▶ _Request_:
Give every line again exactly as it appears, please, but not the pictures.

▶ _Source material_:
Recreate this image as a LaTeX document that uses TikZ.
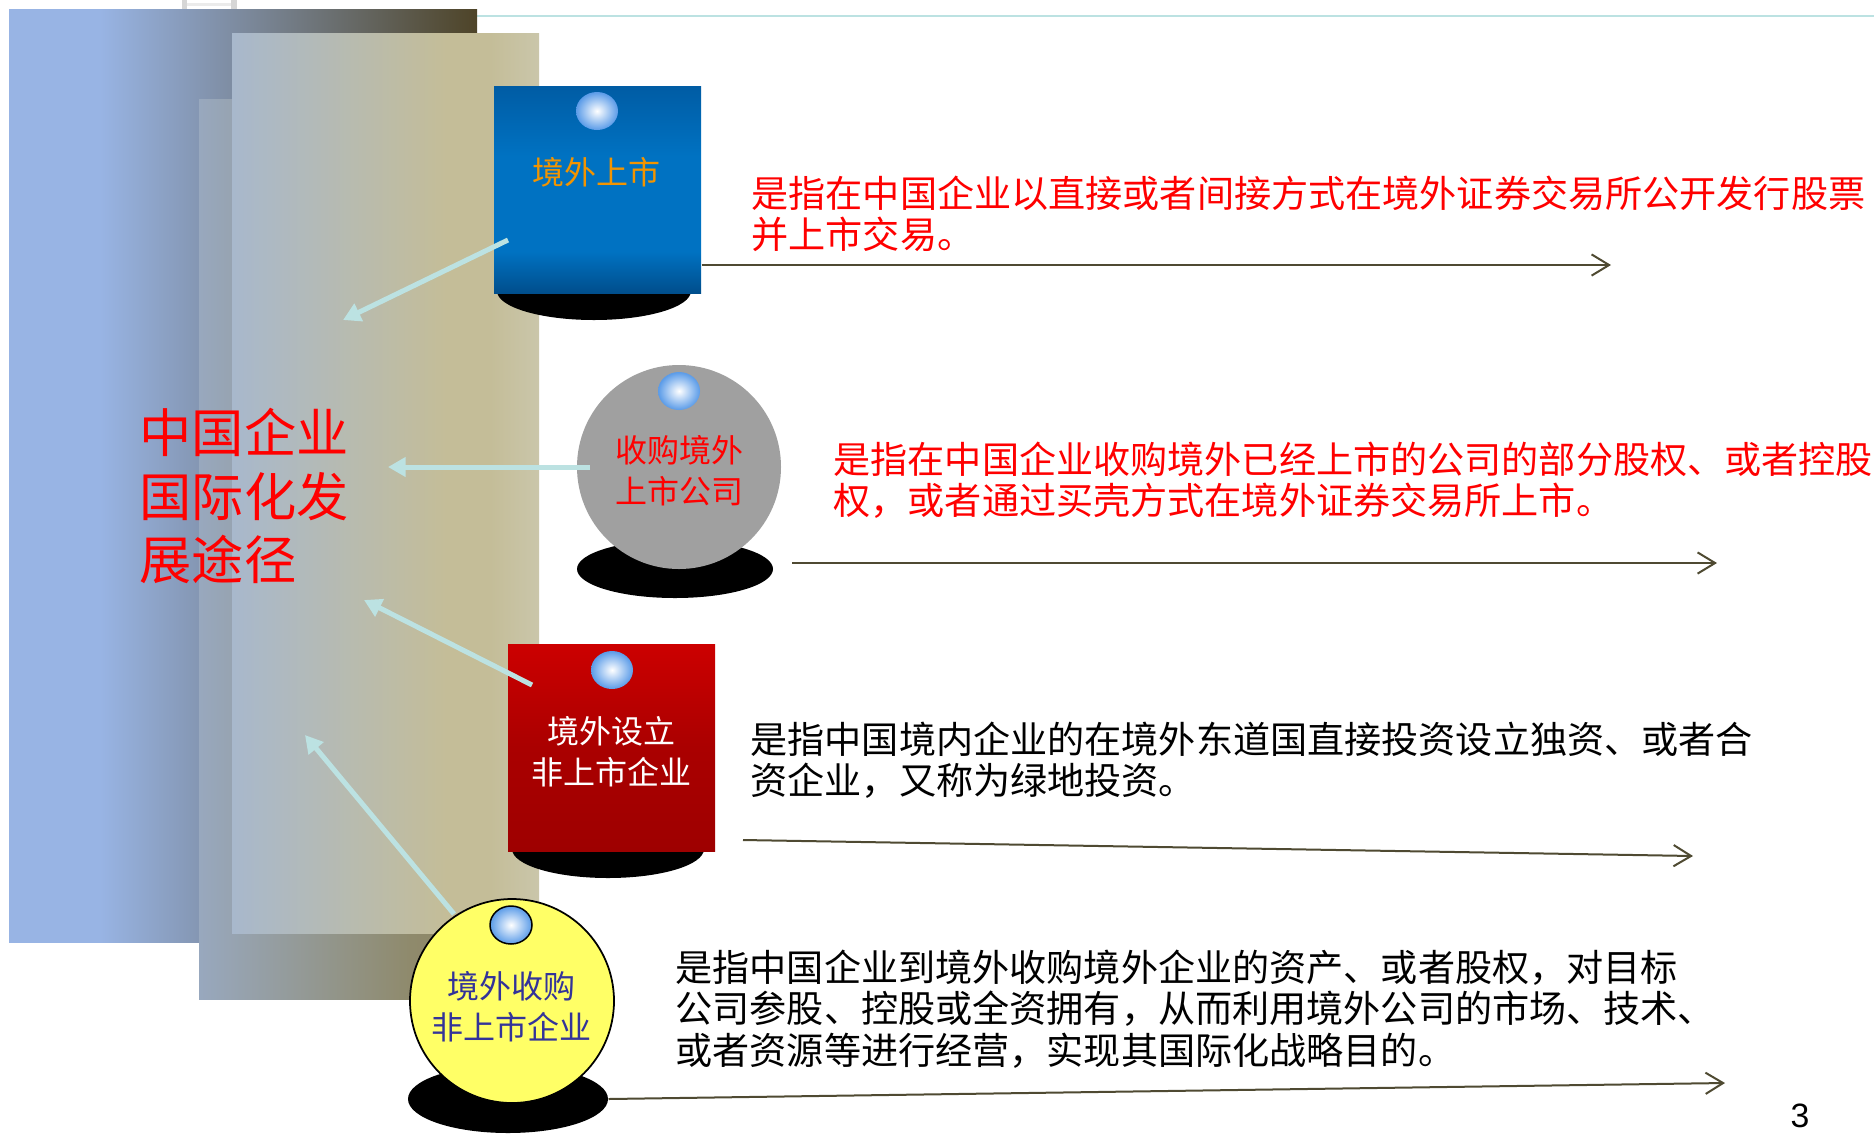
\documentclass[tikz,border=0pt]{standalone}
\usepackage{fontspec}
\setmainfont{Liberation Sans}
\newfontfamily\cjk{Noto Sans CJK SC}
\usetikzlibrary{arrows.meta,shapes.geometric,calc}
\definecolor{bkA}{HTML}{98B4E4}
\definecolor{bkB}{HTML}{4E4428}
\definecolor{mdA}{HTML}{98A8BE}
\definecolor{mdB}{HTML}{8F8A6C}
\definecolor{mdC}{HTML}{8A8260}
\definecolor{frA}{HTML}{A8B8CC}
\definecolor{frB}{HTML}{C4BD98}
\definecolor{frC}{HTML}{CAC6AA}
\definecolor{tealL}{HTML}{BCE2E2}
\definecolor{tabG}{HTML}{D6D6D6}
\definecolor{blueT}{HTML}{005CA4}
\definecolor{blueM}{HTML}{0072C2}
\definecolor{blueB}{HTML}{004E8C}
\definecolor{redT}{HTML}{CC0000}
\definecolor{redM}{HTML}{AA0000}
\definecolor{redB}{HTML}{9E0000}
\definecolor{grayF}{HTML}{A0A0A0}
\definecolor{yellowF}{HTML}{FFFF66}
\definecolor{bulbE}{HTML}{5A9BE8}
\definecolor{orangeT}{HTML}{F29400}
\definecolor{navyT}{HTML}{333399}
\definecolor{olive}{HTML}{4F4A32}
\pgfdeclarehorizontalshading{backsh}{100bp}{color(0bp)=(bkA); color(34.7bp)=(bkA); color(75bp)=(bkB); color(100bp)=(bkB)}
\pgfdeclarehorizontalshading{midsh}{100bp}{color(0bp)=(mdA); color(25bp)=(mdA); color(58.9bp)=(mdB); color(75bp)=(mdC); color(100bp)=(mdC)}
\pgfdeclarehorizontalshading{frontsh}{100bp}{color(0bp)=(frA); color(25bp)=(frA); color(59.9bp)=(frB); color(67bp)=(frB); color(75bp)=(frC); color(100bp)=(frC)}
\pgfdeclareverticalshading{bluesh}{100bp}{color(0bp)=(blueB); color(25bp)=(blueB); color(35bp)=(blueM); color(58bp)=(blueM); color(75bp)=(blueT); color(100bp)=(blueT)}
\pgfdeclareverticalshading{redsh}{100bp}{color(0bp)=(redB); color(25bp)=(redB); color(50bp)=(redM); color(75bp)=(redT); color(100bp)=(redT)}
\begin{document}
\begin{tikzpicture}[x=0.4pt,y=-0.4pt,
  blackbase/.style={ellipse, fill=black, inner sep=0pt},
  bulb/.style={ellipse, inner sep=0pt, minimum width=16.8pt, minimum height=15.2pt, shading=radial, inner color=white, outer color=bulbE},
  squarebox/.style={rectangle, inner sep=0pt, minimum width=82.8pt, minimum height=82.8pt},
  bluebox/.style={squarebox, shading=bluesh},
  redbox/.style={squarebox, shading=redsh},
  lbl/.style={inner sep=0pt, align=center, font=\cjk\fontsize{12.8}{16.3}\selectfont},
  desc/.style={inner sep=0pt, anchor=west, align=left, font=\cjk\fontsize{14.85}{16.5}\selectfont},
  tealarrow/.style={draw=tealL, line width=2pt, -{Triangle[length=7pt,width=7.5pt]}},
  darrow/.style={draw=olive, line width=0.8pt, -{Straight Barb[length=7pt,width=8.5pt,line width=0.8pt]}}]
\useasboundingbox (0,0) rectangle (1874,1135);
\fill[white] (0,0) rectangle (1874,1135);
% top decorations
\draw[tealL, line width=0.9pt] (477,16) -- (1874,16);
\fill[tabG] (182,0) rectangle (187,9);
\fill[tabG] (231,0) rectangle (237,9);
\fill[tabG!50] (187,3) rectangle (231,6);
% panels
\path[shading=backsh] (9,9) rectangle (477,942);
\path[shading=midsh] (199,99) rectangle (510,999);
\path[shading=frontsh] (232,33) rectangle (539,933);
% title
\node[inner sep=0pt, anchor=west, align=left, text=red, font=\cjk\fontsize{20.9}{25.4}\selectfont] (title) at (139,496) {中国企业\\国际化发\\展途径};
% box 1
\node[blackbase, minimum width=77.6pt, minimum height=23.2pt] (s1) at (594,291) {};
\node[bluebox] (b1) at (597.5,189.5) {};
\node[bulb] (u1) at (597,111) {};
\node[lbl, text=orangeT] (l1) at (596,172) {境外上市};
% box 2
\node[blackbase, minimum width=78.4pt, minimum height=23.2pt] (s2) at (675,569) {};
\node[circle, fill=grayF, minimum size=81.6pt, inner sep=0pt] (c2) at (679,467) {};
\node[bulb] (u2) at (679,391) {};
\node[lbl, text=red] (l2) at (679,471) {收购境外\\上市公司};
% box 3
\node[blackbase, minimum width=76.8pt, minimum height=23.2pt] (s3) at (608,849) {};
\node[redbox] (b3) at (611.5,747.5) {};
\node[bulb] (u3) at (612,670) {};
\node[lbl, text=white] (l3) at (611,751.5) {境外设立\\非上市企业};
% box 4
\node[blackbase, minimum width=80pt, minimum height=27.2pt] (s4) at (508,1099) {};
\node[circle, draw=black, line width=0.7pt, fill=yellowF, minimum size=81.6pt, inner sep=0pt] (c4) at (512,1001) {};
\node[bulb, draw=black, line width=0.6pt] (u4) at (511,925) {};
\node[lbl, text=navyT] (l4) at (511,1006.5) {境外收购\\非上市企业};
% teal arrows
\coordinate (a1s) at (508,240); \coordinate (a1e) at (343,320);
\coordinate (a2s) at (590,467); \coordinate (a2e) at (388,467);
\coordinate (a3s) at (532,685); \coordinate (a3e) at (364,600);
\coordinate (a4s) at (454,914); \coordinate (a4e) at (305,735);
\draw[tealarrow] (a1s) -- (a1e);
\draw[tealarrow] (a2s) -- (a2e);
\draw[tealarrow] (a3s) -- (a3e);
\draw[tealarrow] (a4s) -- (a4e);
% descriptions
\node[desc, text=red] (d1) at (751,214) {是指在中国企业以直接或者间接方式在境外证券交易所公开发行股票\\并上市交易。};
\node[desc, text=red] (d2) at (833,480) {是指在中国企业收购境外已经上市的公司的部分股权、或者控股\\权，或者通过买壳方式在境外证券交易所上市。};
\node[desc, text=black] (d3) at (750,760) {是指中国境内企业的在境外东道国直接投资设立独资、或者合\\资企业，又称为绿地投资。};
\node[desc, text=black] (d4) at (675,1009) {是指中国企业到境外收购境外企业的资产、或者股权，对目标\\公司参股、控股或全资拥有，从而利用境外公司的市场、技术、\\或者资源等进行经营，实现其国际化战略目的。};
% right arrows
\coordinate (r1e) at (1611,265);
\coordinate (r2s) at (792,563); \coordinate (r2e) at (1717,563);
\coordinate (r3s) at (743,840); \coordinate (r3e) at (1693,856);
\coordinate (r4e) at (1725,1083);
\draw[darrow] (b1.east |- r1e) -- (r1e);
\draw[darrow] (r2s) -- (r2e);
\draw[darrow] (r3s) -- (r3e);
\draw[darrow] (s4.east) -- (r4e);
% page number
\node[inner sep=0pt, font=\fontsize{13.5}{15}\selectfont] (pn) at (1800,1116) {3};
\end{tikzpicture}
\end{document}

▶ _Output of the task_:
Recreate this image as a LaTeX document that uses TikZ.
\documentclass[tikz,border=0pt]{standalone}
\usepackage{fontspec}
\setmainfont{Liberation Sans}
\newfontfamily\cjk{Noto Sans CJK SC}
\usetikzlibrary{arrows.meta,shapes.geometric,calc}
\definecolor{bkA}{HTML}{98B4E4}
\definecolor{bkB}{HTML}{4E4428}
\definecolor{mdA}{HTML}{98A8BE}
\definecolor{mdB}{HTML}{8F8A6C}
\definecolor{mdC}{HTML}{8A8260}
\definecolor{frA}{HTML}{A8B8CC}
\definecolor{frB}{HTML}{C4BD98}
\definecolor{frC}{HTML}{CAC6AA}
\definecolor{tealL}{HTML}{BCE2E2}
\definecolor{tabG}{HTML}{D6D6D6}
\definecolor{blueT}{HTML}{005CA4}
\definecolor{blueM}{HTML}{0072C2}
\definecolor{blueB}{HTML}{004E8C}
\definecolor{redT}{HTML}{CC0000}
\definecolor{redM}{HTML}{AA0000}
\definecolor{redB}{HTML}{9E0000}
\definecolor{grayF}{HTML}{A0A0A0}
\definecolor{yellowF}{HTML}{FFFF66}
\definecolor{bulbE}{HTML}{5A9BE8}
\definecolor{orangeT}{HTML}{F29400}
\definecolor{navyT}{HTML}{333399}
\definecolor{olive}{HTML}{4F4A32}
\pgfdeclarehorizontalshading{backsh}{100bp}{color(0bp)=(bkA); color(34.7bp)=(bkA); color(75bp)=(bkB); color(100bp)=(bkB)}
\pgfdeclarehorizontalshading{midsh}{100bp}{color(0bp)=(mdA); color(25bp)=(mdA); color(58.9bp)=(mdB); color(75bp)=(mdC); color(100bp)=(mdC)}
\pgfdeclarehorizontalshading{frontsh}{100bp}{color(0bp)=(frA); color(25bp)=(frA); color(59.9bp)=(frB); color(67bp)=(frB); color(75bp)=(frC); color(100bp)=(frC)}
\pgfdeclareverticalshading{bluesh}{100bp}{color(0bp)=(blueB); color(25bp)=(blueB); color(35bp)=(blueM); color(58bp)=(blueM); color(75bp)=(blueT); color(100bp)=(blueT)}
\pgfdeclareverticalshading{redsh}{100bp}{color(0bp)=(redB); color(25bp)=(redB); color(50bp)=(redM); color(75bp)=(redT); color(100bp)=(redT)}
\begin{document}
\begin{tikzpicture}[x=0.4pt,y=-0.4pt,
  blackbase/.style={ellipse, fill=black, inner sep=0pt},
  bulb/.style={ellipse, inner sep=0pt, minimum width=16.8pt, minimum height=15.2pt, shading=radial, inner color=white, outer color=bulbE},
  squarebox/.style={rectangle, inner sep=0pt, minimum width=82.8pt, minimum height=82.8pt},
  bluebox/.style={squarebox, shading=bluesh},
  redbox/.style={squarebox, shading=redsh},
  lbl/.style={inner sep=0pt, align=center, font=\cjk\fontsize{12.8}{16.3}\selectfont},
  desc/.style={inner sep=0pt, anchor=west, align=left, font=\cjk\fontsize{14.85}{16.5}\selectfont},
  tealarrow/.style={draw=tealL, line width=2pt, -{Triangle[length=7pt,width=7.5pt]}},
  darrow/.style={draw=olive, line width=0.8pt, -{Straight Barb[length=7pt,width=8.5pt,line width=0.8pt]}}]
\useasboundingbox (0,0) rectangle (1874,1135);
\fill[white] (0,0) rectangle (1874,1135);
% top decorations
\draw[tealL, line width=0.9pt] (477,16) -- (1874,16);
\fill[tabG] (182,0) rectangle (187,9);
\fill[tabG] (231,0) rectangle (237,9);
\fill[tabG!50] (187,3) rectangle (231,6);
% panels
\path[shading=backsh] (9,9) rectangle (477,942);
\path[shading=midsh] (199,99) rectangle (510,999);
\path[shading=frontsh] (232,33) rectangle (539,933);
% title
\node[inner sep=0pt, anchor=west, align=left, text=red, font=\cjk\fontsize{20.9}{25.4}\selectfont] (title) at (139,496) {中国企业\\国际化发\\展途径};
% box 1
\node[blackbase, minimum width=77.6pt, minimum height=23.2pt] (s1) at (594,291) {};
\node[bluebox] (b1) at (597.5,189.5) {};
\node[bulb] (u1) at (597,111) {};
\node[lbl, text=orangeT] (l1) at (596,172) {境外上市};
% box 2
\node[blackbase, minimum width=78.4pt, minimum height=23.2pt] (s2) at (675,569) {};
\node[circle, fill=grayF, minimum size=81.6pt, inner sep=0pt] (c2) at (679,467) {};
\node[bulb] (u2) at (679,391) {};
\node[lbl, text=red] (l2) at (679,471) {收购境外\\上市公司};
% box 3
\node[blackbase, minimum width=76.8pt, minimum height=23.2pt] (s3) at (608,849) {};
\node[redbox] (b3) at (611.5,747.5) {};
\node[bulb] (u3) at (612,670) {};
\node[lbl, text=white] (l3) at (611,751.5) {境外设立\\非上市企业};
% box 4
\node[blackbase, minimum width=80pt, minimum height=27.2pt] (s4) at (508,1099) {};
\node[circle, draw=black, line width=0.7pt, fill=yellowF, minimum size=81.6pt, inner sep=0pt] (c4) at (512,1001) {};
\node[bulb, draw=black, line width=0.6pt] (u4) at (511,925) {};
\node[lbl, text=navyT] (l4) at (511,1006.5) {境外收购\\非上市企业};
% teal arrows
\coordinate (a1s) at (508,240); \coordinate (a1e) at (343,320);
\coordinate (a2s) at (590,467); \coordinate (a2e) at (388,467);
\coordinate (a3s) at (532,685); \coordinate (a3e) at (364,600);
\coordinate (a4s) at (454,914); \coordinate (a4e) at (305,735);
\draw[tealarrow] (a1s) -- (a1e);
\draw[tealarrow] (a2s) -- (a2e);
\draw[tealarrow] (a3s) -- (a3e);
\draw[tealarrow] (a4s) -- (a4e);
% descriptions
\node[desc, text=red] (d1) at (751,214) {是指在中国企业以直接或者间接方式在境外证券交易所公开发行股票\\并上市交易。};
\node[desc, text=red] (d2) at (833,480) {是指在中国企业收购境外已经上市的公司的部分股权、或者控股\\权，或者通过买壳方式在境外证券交易所上市。};
\node[desc, text=black] (d3) at (750,760) {是指中国境内企业的在境外东道国直接投资设立独资、或者合\\资企业，又称为绿地投资。};
\node[desc, text=black] (d4) at (675,1009) {是指中国企业到境外收购境外企业的资产、或者股权，对目标\\公司参股、控股或全资拥有，从而利用境外公司的市场、技术、\\或者资源等进行经营，实现其国际化战略目的。};
% right arrows
\coordinate (r1e) at (1611,265);
\coordinate (r2s) at (792,563); \coordinate (r2e) at (1717,563);
\coordinate (r3s) at (743,840); \coordinate (r3e) at (1693,856);
\coordinate (r4e) at (1725,1083);
\draw[darrow] (b1.east |- r1e) -- (r1e);
\draw[darrow] (r2s) -- (r2e);
\draw[darrow] (r3s) -- (r3e);
\draw[darrow] (s4.east) -- (r4e);
% page number
\node[inner sep=0pt, font=\fontsize{13.5}{15}\selectfont] (pn) at (1800,1116) {3};
\end{tikzpicture}
\end{document}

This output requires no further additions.